AIM - The data below should be printed in full, exactly, and without any of its images.

LISTING -
###

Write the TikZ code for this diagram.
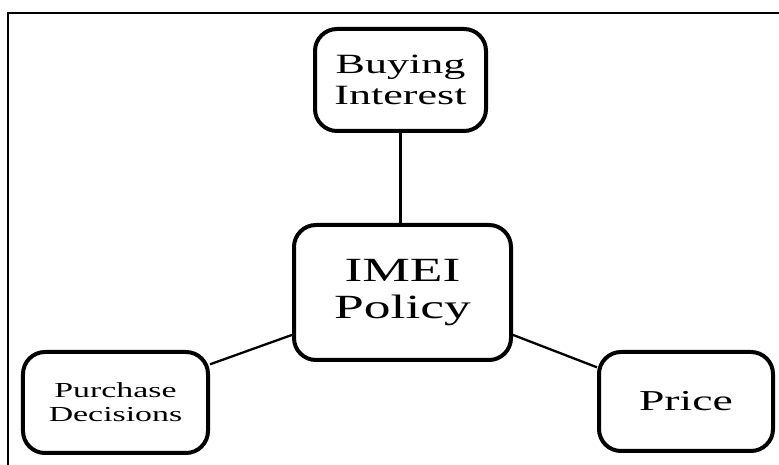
\documentclass[tikz,border=0pt]{standalone}
\usepackage{fontspec}
\setmainfont{Liberation Serif}[FakeStretch=1.58]
\usetikzlibrary{positioning}

\begin{document}
\begin{tikzpicture}[x=1bp,y=1bp,
  box/.style={draw, line width=4bp, rounded corners=22bp, align=center, inner sep=0pt},
  link/.style={line width=2.3bp}]
\useasboundingbox (0,0) rectangle (779,465);
\draw[line width=2bp] (8,0) -- (8,452) -- (779,452);
\node[box, minimum width=171bp, minimum height=102bp, font=\fontsize{28}{31}\selectfont] (interest) at (400.5,385) {Buying\\Interest};
\node[box, minimum width=217bp, minimum height=135bp, font=\fontsize{34}{37}\selectfont] (policy) at (402.5,172.5) {IMEI\\Policy};
\node[box, minimum width=185bp, minimum height=101bp, font=\fontsize{21.5}{24}\selectfont] (purchase) at (115.5,62.5) {Purchase\\Decisions};
\node[box, minimum width=174bp, minimum height=99bp, font=\fontsize{29}{31}\selectfont] (price) at (686,63.5) {Price};
\draw[link] (interest.south) -- (interest.south |- policy.north);
\draw[link] (purchase.22) -- (policy.201);
\draw[link] (policy.-21) -- (price.159);
\end{tikzpicture}
\end{document}
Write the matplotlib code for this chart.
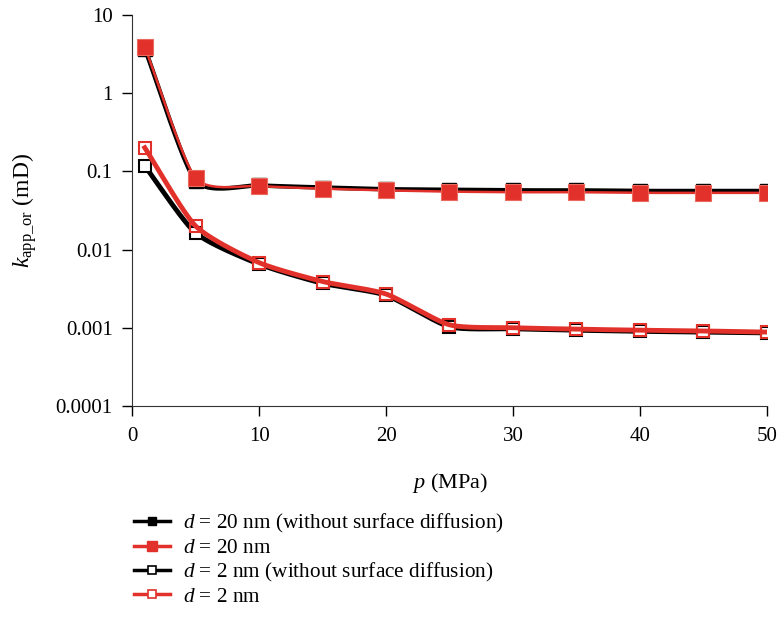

###

WRITTEN SOLUTION -
Write the TikZ code for this diagram.
\documentclass[tikz,border=0pt]{standalone}
\usepackage{fontspec}
\setmainfont{Liberation Serif}[FakeStretch=1.58]
\usetikzlibrary{positioning}

\begin{document}
\begin{tikzpicture}[x=1bp,y=1bp,
  box/.style={draw, line width=4bp, rounded corners=22bp, align=center, inner sep=0pt},
  link/.style={line width=2.3bp}]
\useasboundingbox (0,0) rectangle (779,465);
\draw[line width=2bp] (8,0) -- (8,452) -- (779,452);
\node[box, minimum width=171bp, minimum height=102bp, font=\fontsize{28}{31}\selectfont] (interest) at (400.5,385) {Buying\\Interest};
\node[box, minimum width=217bp, minimum height=135bp, font=\fontsize{34}{37}\selectfont] (policy) at (402.5,172.5) {IMEI\\Policy};
\node[box, minimum width=185bp, minimum height=101bp, font=\fontsize{21.5}{24}\selectfont] (purchase) at (115.5,62.5) {Purchase\\Decisions};
\node[box, minimum width=174bp, minimum height=99bp, font=\fontsize{29}{31}\selectfont] (price) at (686,63.5) {Price};
\draw[link] (interest.south) -- (interest.south |- policy.north);
\draw[link] (purchase.22) -- (policy.201);
\draw[link] (policy.-21) -- (price.159);
\end{tikzpicture}
\end{document}
Write the matplotlib code for this chart.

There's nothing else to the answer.